▶ [MATERIAL]
::::

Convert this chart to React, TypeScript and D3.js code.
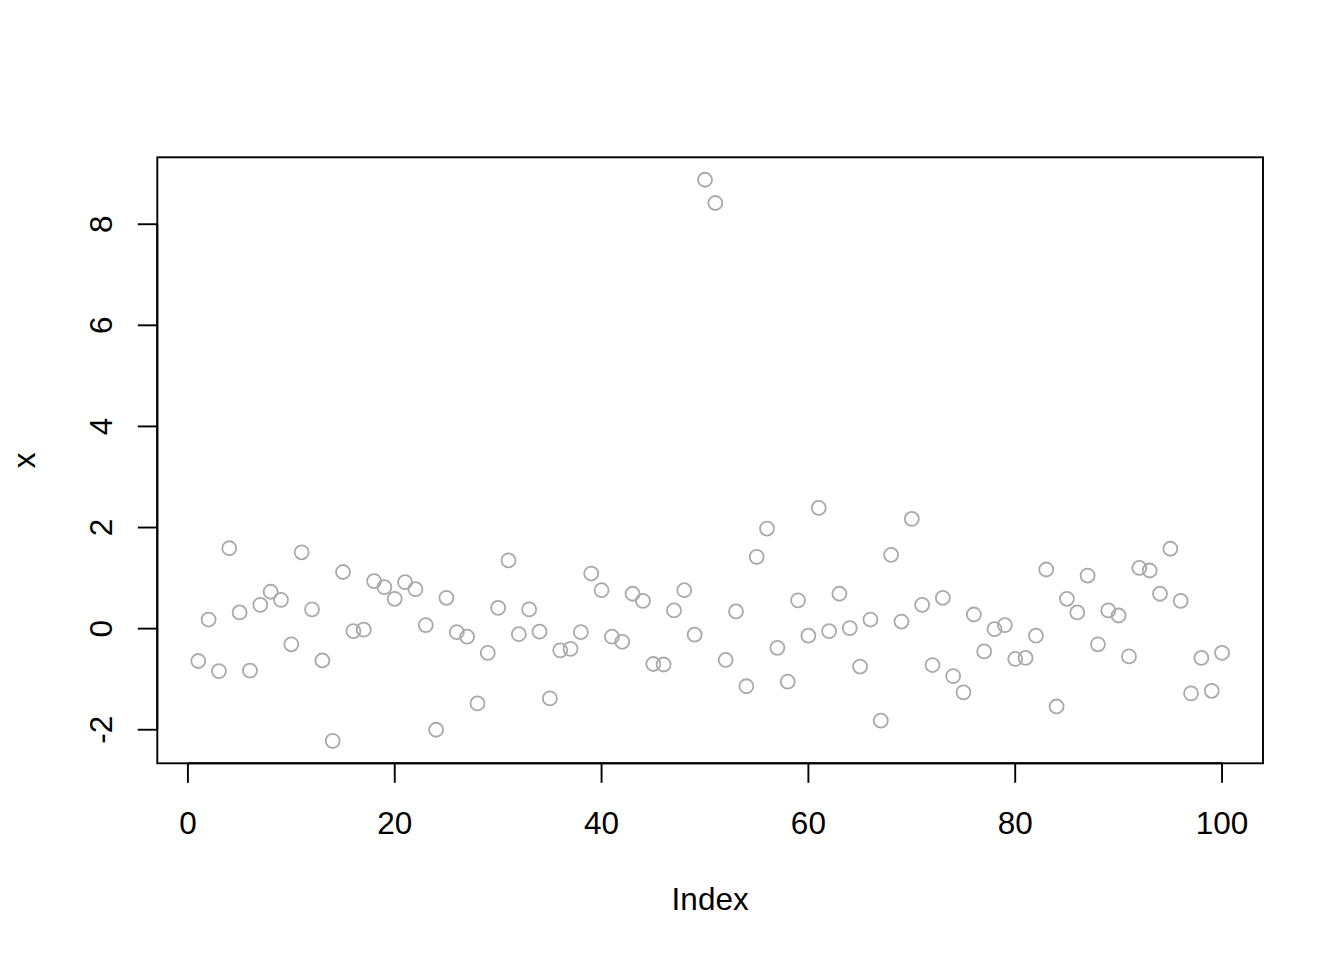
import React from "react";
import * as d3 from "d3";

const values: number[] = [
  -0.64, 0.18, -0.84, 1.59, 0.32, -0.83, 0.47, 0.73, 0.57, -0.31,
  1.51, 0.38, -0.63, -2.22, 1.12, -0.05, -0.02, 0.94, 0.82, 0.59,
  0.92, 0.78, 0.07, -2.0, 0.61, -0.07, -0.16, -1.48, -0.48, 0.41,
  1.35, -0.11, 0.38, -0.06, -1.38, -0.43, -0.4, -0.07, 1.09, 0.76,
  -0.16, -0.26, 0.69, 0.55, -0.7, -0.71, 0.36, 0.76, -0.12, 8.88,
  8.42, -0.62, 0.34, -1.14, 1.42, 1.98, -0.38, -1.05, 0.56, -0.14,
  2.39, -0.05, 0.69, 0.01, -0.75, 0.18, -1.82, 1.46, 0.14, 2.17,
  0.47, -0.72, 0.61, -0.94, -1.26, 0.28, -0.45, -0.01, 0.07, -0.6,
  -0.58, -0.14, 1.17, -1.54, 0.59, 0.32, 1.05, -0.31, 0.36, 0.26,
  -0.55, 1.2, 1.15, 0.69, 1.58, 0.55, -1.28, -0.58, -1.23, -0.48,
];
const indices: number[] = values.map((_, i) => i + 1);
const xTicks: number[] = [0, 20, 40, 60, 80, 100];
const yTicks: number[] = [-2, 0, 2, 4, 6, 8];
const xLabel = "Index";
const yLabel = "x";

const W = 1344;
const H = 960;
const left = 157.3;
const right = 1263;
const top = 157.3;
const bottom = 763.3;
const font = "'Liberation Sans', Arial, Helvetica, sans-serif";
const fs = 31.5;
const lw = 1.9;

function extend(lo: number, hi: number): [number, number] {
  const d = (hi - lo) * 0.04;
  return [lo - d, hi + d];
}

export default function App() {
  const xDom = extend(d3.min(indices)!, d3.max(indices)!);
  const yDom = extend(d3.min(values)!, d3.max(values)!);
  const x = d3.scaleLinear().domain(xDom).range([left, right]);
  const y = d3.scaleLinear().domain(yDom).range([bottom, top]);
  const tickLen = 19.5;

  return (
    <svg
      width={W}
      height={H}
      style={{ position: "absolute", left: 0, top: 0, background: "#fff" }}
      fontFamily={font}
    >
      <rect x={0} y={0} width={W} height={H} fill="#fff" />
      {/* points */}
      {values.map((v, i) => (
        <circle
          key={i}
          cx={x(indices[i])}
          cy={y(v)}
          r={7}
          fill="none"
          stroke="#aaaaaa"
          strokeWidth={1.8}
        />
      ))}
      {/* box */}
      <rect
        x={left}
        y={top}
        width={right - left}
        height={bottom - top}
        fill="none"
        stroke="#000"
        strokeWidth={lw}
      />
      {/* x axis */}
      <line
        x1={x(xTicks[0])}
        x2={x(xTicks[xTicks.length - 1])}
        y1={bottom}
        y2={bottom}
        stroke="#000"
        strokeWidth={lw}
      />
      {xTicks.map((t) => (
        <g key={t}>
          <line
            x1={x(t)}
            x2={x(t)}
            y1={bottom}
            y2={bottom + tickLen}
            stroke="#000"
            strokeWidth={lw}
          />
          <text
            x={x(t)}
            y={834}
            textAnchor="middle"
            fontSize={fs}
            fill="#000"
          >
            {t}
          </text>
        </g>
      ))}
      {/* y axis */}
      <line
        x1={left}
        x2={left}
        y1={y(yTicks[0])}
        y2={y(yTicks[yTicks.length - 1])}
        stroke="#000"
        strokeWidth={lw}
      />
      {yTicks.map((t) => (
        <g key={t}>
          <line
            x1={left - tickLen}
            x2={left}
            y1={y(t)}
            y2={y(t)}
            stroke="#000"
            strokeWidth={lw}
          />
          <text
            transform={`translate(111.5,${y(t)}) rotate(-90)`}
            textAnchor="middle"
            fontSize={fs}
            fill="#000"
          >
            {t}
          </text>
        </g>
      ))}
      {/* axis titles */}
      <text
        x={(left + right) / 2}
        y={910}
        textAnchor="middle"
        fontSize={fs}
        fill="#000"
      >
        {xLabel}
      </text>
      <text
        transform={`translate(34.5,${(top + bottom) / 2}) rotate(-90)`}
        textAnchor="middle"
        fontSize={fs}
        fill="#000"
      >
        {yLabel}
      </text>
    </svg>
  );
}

::::

▶ [AIM] From the top of the listing above, repeat each line exactly until you reach the line containing "import * as", and repeat that one too. Leave the pictures out.

▶ [ANSWER TO THIS PROBLEM]
Convert this chart to React, TypeScript and D3.js code.
import React from "react";
import * as d3 from "d3";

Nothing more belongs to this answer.